STATED GOAL:
Print, word for word, the opening line of the data below and every line after it through the line that contains "0.2, 0.15, 0.1];", but not the pictures.

DATA LINES:
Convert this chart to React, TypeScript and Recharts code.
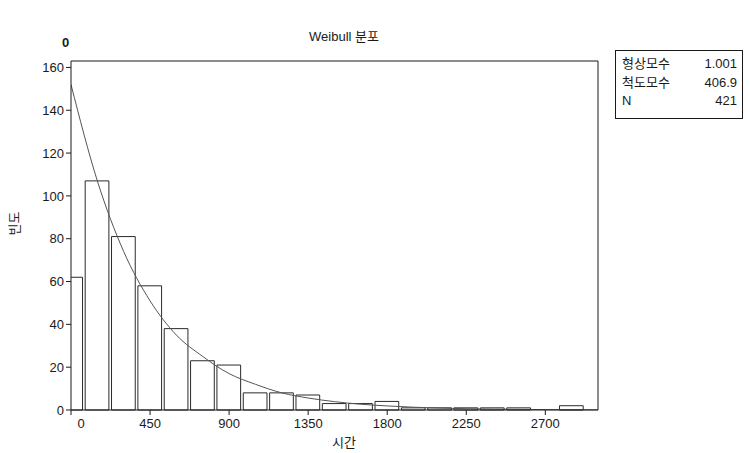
import React from "react";
import {
  ComposedChart,
  Bar,
  Line,
  XAxis,
  YAxis,
  ReferenceLine,
} from "recharts";

// histogram bins (midpoints) and counts
const binMids = [0, 150, 300, 450, 600, 750, 900, 1050, 1200, 1350, 1500, 1650, 1800, 1950, 2100, 2250, 2400, 2550, 2700, 2850];
const binCounts = [62, 107, 81, 58, 38, 23, 21, 8, 8, 7, 3, 3, 4, 1, 1, 1, 1, 1, 0, 2];

// fitted Weibull curve
const curveX = [0, 150, 300, 450, 600, 750, 900, 1050, 1200, 1350, 1500, 1650, 1800, 1950, 2100, 2250, 2400, 2550, 2700, 2850, 3000];
const curveY = [152, 107, 74, 51, 35, 25, 17, 12, 8, 5.6, 3.9, 2.7, 1.9, 1.3, 0.9, 0.6, 0.4, 0.3, 0.2, 0.15, 0.1];

const xTicks = [0, 450, 900, 1350, 1800, 2250, 2700];
const yTicks = [0, 20, 40, 60, 80, 100, 120, 140, 160];

const statLabels = ["형상모수", "척도모수", "N"];
const statValues = ["1.001", "406.9", "421"];

const rows = curveX.map((x) => {
  const bi = binMids.indexOf(x);
  const ci = curveX.indexOf(x);
  return {
    x,
    count: bi >= 0 ? binCounts[bi] : null,
    fit: ci >= 0 ? curveY[ci] : null,
  };
});

const FONT = '"Liberation Sans", Arial, "Noto Sans CJK KR", sans-serif';
const INK = "#1a1a1a";

const XTick = (props: any) => {
  const { x, y, payload } = props;
  return (
    <text
      x={x + (payload.value === 0 ? 10 : 0)}
      y={y}
      dy={11}
      textAnchor="middle"
      fontSize={13}
      fontFamily={FONT}
      fill={INK}
    >
      {payload.value}
    </text>
  );
};

const CHART_W = 750;
const CHART_H = 453;
const PLOT_L = 71;
const PLOT_R = 598;
const PLOT_T = 61;
const PLOT_B = 410;
const X_MAX = 3000;
const BIN_W = 150;

export default function App() {
  const barPx = ((PLOT_R - PLOT_L) * BIN_W) / X_MAX;
  return (
    <div
      style={{
        position: "absolute",
        left: 0,
        top: 0,
        width: CHART_W,
        height: CHART_H,
        background: "#fff",
        fontFamily: FONT,
        color: INK,
      }}
    >
      <ComposedChart
        width={CHART_W}
        height={CHART_H}
        data={rows}
        margin={{ top: PLOT_T, right: CHART_W - PLOT_R, bottom: 13, left: PLOT_L - 50 }}
        barCategoryGap={0}
      >
        <XAxis
          dataKey="x"
          type="number"
          domain={[0, X_MAX]}
          ticks={xTicks}
          allowDataOverflow
          height={PLOT_B - (CHART_H - 13) < 0 ? CHART_H - 13 - PLOT_B : 30}
          tick={<XTick />}
          tickSize={5}
          axisLine={{ stroke: INK }}
          tickLine={{ stroke: INK }}
        />
        <YAxis
          type="number"
          domain={[0, 163]}
          ticks={yTicks}
          width={50}
          tickSize={5}
          tick={{ fontSize: 13, fontFamily: FONT, fill: INK }}
          axisLine={{ stroke: INK }}
          tickLine={{ stroke: INK }}
        />
        <ReferenceLine y={163} stroke={INK} ifOverflow="visible" />
        <ReferenceLine x={X_MAX} stroke={INK} ifOverflow="visible" />
        <Bar
          dataKey="count"
          fill="#fff"
          stroke="#2a2a2a"
          strokeWidth={1}
          barSize={barPx}
          isAnimationActive={false}
        />
        <Line
          dataKey="fit"
          type="monotone"
          stroke="#555"
          strokeWidth={1}
          dot={false}
          connectNulls
          isAnimationActive={false}
        />
      </ComposedChart>

      <div style={{ position: "absolute", left: 307, top: 26, fontSize: 13, width: 74, textAlign: "center" }}>
        Weibull 분포
      </div>
      <div style={{ position: "absolute", left: 62, top: 35, fontSize: 13, fontWeight: "bold" }}>0</div>
      <div style={{ position: "absolute", left: 329, top: 432, fontSize: 13, width: 30, textAlign: "center" }}>
        시간
      </div>
      <div
        style={{
          position: "absolute",
          left: -2,
          top: 214,
          width: 30,
          fontSize: 13,
          textAlign: "center",
          transform: "rotate(-90deg)",
        }}
      >
        빈도
      </div>
      <div
        style={{
          position: "absolute",
          left: 615,
          top: 50,
          width: 128,
          height: 69,
          border: `1px solid ${INK}`,
          boxSizing: "border-box",
          padding: "4px 5px 0 6px",
          fontSize: 13,
          lineHeight: "18.5px",
        }}
      >
        {statLabels.map((l, i) => (
          <div key={l} style={{ display: "flex", justifyContent: "space-between" }}>
            <span>{l}</span>
            <span>{statValues[i]}</span>
          </div>
        ))}
      </div>
    </div>
  );
}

EXERCISE RESPONSE:
Convert this chart to React, TypeScript and Recharts code.
import React from "react";
import {
  ComposedChart,
  Bar,
  Line,
  XAxis,
  YAxis,
  ReferenceLine,
} from "recharts";

// histogram bins (midpoints) and counts
const binMids = [0, 150, 300, 450, 600, 750, 900, 1050, 1200, 1350, 1500, 1650, 1800, 1950, 2100, 2250, 2400, 2550, 2700, 2850];
const binCounts = [62, 107, 81, 58, 38, 23, 21, 8, 8, 7, 3, 3, 4, 1, 1, 1, 1, 1, 0, 2];

// fitted Weibull curve
const curveX = [0, 150, 300, 450, 600, 750, 900, 1050, 1200, 1350, 1500, 1650, 1800, 1950, 2100, 2250, 2400, 2550, 2700, 2850, 3000];
const curveY = [152, 107, 74, 51, 35, 25, 17, 12, 8, 5.6, 3.9, 2.7, 1.9, 1.3, 0.9, 0.6, 0.4, 0.3, 0.2, 0.15, 0.1];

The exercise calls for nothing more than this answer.